U.S. labor leaders said they opposed the loosening of trade restrictions because they feared it would exacerbate a massive U.S. trade deficit with South Korea in automobile and other manufacturing production. In 2007, the United States ran a $12.8 billion trade deficit with South Korea, of which $10.3 billion was concentrated in the auto and auto-parts sector. Last year, South Korean auto companies sold nearly 700,000 vehicles in the U.S. In the same year, U.S. exports to South Korea amounted to a mere 6,500 vehicles.

“We strongly oppose the Korea free-trade agreement as negotiated,” said Thea Lee, a top policy official with the AFL-CIO. “We would want to see the auto provisions renegotiated, at a minimum.”

There was one very strong signal that the president’s visit would do little to resolve the sticking points on trade: U.S. Trade Representative Ron Kirk, who had traveled with the president for the first week of his Asia trip, decided to skip this stop. He headed to Washington directly from Beijing.

The limited prospects for producing what foreign-policy hands call “deliverables” – major steps forward on key policy issues – have left some to question whether the president made good use of the eight days he invested in the Asia tour.
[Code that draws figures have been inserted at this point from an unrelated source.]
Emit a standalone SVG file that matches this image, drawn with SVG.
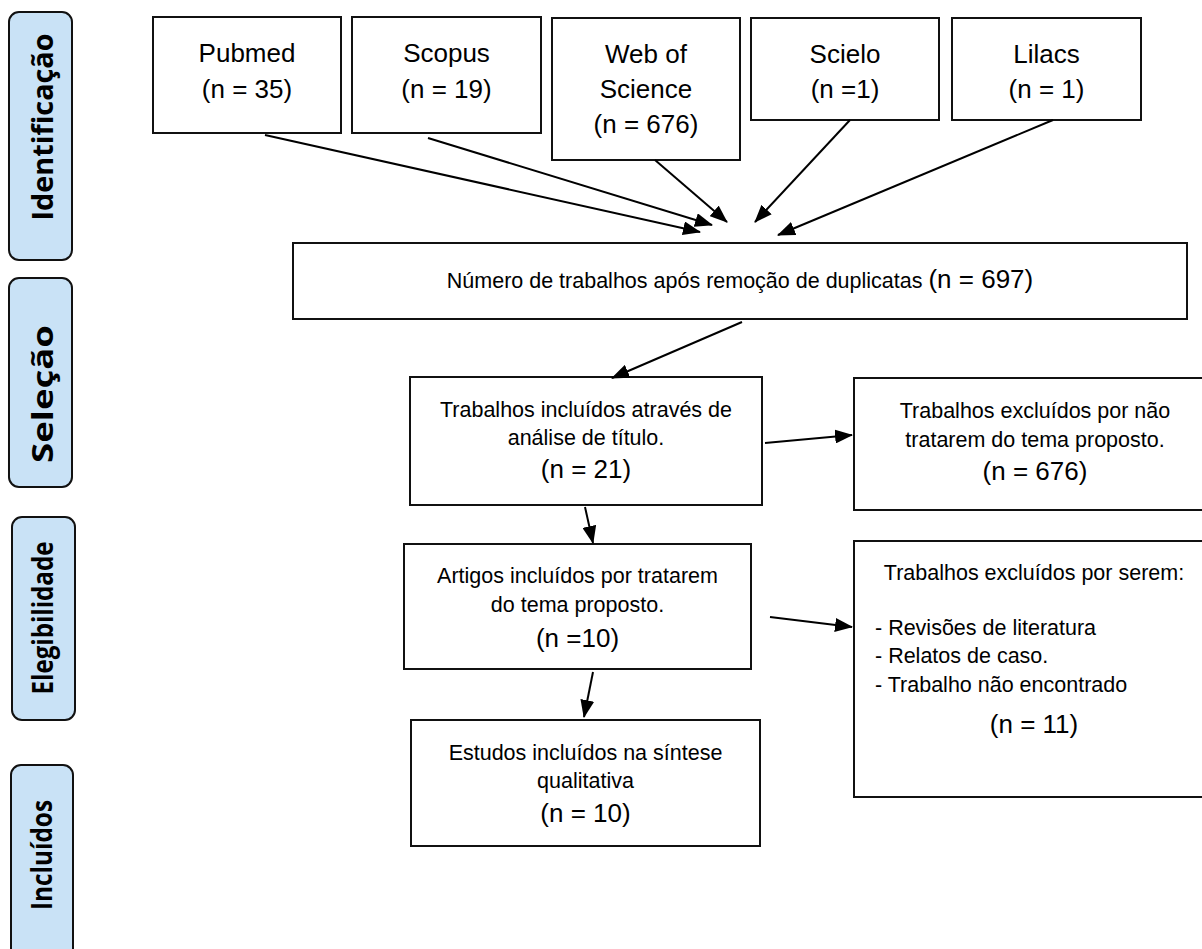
<svg xmlns="http://www.w3.org/2000/svg" width="1202" height="949" viewBox="0 0 1202 949">
  <style>
    .box { fill: #fff; stroke: #111; stroke-width: 2; }
    .phase { fill: #C9E2F6; stroke: #111; stroke-width: 2; }
    .phase-t { font-family: "Open Sans", "Noto Sans", sans-serif; font-weight: bold; font-size: 28px; fill: #000; text-anchor: middle; }
    .big { font-family: "Liberation Sans", Arial, sans-serif; font-size: 26px; fill: #000; text-anchor: middle; }
    .sm { font-family: "Liberation Sans", Arial, sans-serif; font-size: 21.5px; fill: #000; text-anchor: middle; }
    .lst { font-family: "Liberation Sans", Arial, sans-serif; font-size: 21.5px; fill: #000; }
    .conn { stroke: #000; stroke-width: 2; fill: none; marker-end: url(#ah); }
  </style>
  <defs>
    <marker id="ah" markerWidth="18" markerHeight="14" refX="17" refY="7" orient="auto" markerUnits="userSpaceOnUse">
      <path d="M0,0 L18,7 L0,14 z" fill="#000"/>
    </marker>
  </defs>
  <rect width="1202" height="949" fill="#fff"/>

  <g id="phase-identificacao">
    <rect class="phase" x="9" y="12" width="63" height="248" rx="10"/>
    <text class="phase-t" transform="translate(53,127) rotate(-90)" textLength="187" lengthAdjust="spacingAndGlyphs">Identificação</text>
  </g>
  <g id="phase-selecao">
    <rect class="phase" x="9" y="278" width="63" height="209" rx="10"/>
    <text class="phase-t" transform="translate(53,394) rotate(-90)" textLength="138" lengthAdjust="spacingAndGlyphs">Seleção</text>
  </g>
  <g id="phase-elegibilidade">
    <rect class="phase" x="12" y="517" width="63" height="203" rx="10"/>
    <text class="phase-t" transform="translate(53,618) rotate(-90)" textLength="153" lengthAdjust="spacingAndGlyphs">Elegibilidade</text>
  </g>
  <g id="phase-incluidos">
    <rect class="phase" x="11" y="765" width="62" height="200" rx="10"/>
    <text class="phase-t" transform="translate(52,855) rotate(-90)" textLength="110" lengthAdjust="spacingAndGlyphs">Incluídos</text>
  </g>

  <g id="pubmed">
    <rect class="box" x="153" y="17" width="188" height="116"/>
    <text class="big" x="247" y="62">Pubmed</text>
    <text class="big" x="247" y="98">(n = 35)</text>
  </g>
  <g id="scopus">
    <rect class="box" x="352" y="17" width="189" height="116"/>
    <text class="big" x="446.5" y="62">Scopus</text>
    <text class="big" x="446.5" y="98">(n = 19)</text>
  </g>
  <g id="wos">
    <rect class="box" x="552" y="18" width="188" height="142"/>
    <text class="big" x="646" y="63">Web of</text>
    <text class="big" x="646" y="98">Science</text>
    <text class="big" x="646" y="133">(n = 676)</text>
  </g>
  <g id="scielo">
    <rect class="box" x="751" y="18" width="188" height="102"/>
    <text class="big" x="845" y="63">Scielo</text>
    <text class="big" x="845" y="98">(n =1)</text>
  </g>
  <g id="lilacs">
    <rect class="box" x="952" y="18" width="189" height="102"/>
    <text class="big" x="1046.5" y="63">Lilacs</text>
    <text class="big" x="1046.5" y="98">(n = 1)</text>
  </g>

  <g id="duplicatas">
    <rect class="box" x="293" y="243" width="894" height="76"/>
    <text x="740" y="288" text-anchor="middle" font-family="Liberation Sans, Arial, sans-serif"><tspan font-size="21.5">Número de trabalhos após remoção de duplicatas </tspan><tspan font-size="26">(n = 697)</tspan></text>
  </g>

  <g id="titulo">
    <rect class="box" x="410" y="377" width="352" height="128"/>
    <text class="sm" x="586" y="417">Trabalhos incluídos através de</text>
    <text class="sm" x="586" y="445">análise de título.</text>
    <text class="big" x="586" y="478">(n = 21)</text>
  </g>

  <g id="excluidos-tema">
    <rect class="box" x="854" y="378" width="362" height="132"/>
    <text class="sm" x="1035" y="418">Trabalhos excluídos por não</text>
    <text class="sm" x="1035" y="447">tratarem do tema proposto.</text>
    <text class="big" x="1035" y="480">(n = 676)</text>
  </g>

  <g id="artigos">
    <rect class="box" x="404" y="544" width="347" height="125"/>
    <text class="sm" x="577.5" y="583">Artigos incluídos por tratarem</text>
    <text class="sm" x="577.5" y="612">do tema proposto.</text>
    <text class="big" x="577.5" y="647">(n =10)</text>
  </g>

  <g id="excluidos-serem">
    <rect class="box" x="854" y="541" width="362" height="256"/>
    <text class="sm" x="1034" y="580">Trabalhos excluídos por serem:</text>
    <text class="lst" x="875" y="635">- Revisões de literatura</text>
    <text class="lst" x="875" y="663">- Relatos de caso.</text>
    <text class="lst" x="875" y="692">- Trabalho não encontrado</text>
    <text class="big" x="1034" y="733">(n = 11)</text>
  </g>

  <g id="estudos">
    <rect class="box" x="411" y="720" width="349" height="126"/>
    <text class="sm" x="585.5" y="760">Estudos incluídos na síntese</text>
    <text class="sm" x="585.5" y="788">qualitativa</text>
    <text class="big" x="585.5" y="822">(n = 10)</text>
  </g>

  <g id="connectors">
    <line class="conn" x1="265" y1="135" x2="700" y2="232"/>
    <line class="conn" x1="428" y1="138" x2="712" y2="225"/>
    <line class="conn" x1="655" y1="160" x2="727" y2="222"/>
    <line class="conn" x1="850" y1="120" x2="755" y2="222"/>
    <line class="conn" x1="1053" y1="120" x2="778" y2="235"/>
    <line class="conn" x1="742" y1="322" x2="612" y2="378"/>
    <line class="conn" x1="585" y1="507" x2="593" y2="543"/>
    <line class="conn" x1="765" y1="443" x2="852" y2="435"/>
    <line class="conn" x1="770" y1="617" x2="852" y2="627"/>
    <line class="conn" x1="593" y1="672" x2="584" y2="717"/>
  </g>
</svg>
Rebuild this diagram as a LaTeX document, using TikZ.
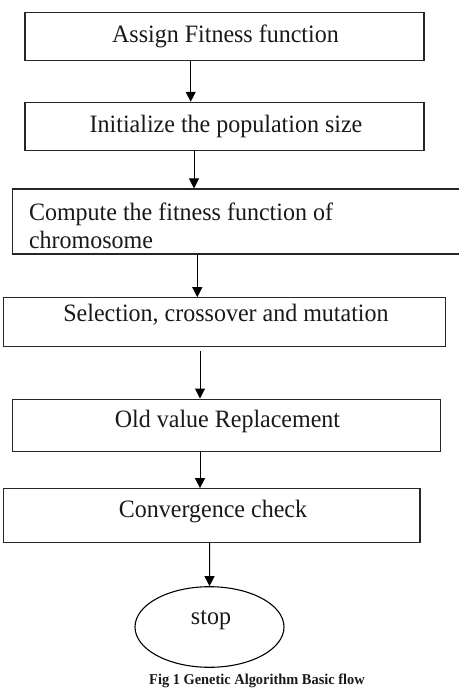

In Japan, the president departed without resolving a tense disagreement over the heavy U.S. military presence there, and in China, the president had a stiff engagement with President Hu Jintao that delivered little of substance.

Apparently aware of these concerns, the White House released a statement just before the president departed from China declaring that the visit had “strengthened possibilities for future cooperation” and announced an agreement to hold another summit, in the United States in 2010.

Before he departed, though, Mr. Obama did have the chance to dash through the grand courtyards of the Forbidden City, and visit the Great Wall.

Mr. Obama spent about a half-hour touring the Badaling section of the wall, accompanied by a large contingent of Chinese guides, Secret Service and White House aides. He was greeted with a bracing cold, fierce wind as he climbed up a sloping path, disappeared into a guard post, reappeared and kept going.

The press was kept at a good distance during the visit, and didn’t see the president again until about a half-hour later, as the presidential party began its descent and reached the final guard post before the exit.

At that point, the president emerged from a stone guard post alone, hands in pockets, and peered over the side of the wall.

A reporter asked him about the trip.

“I had a wonderful visit, thank you very much.”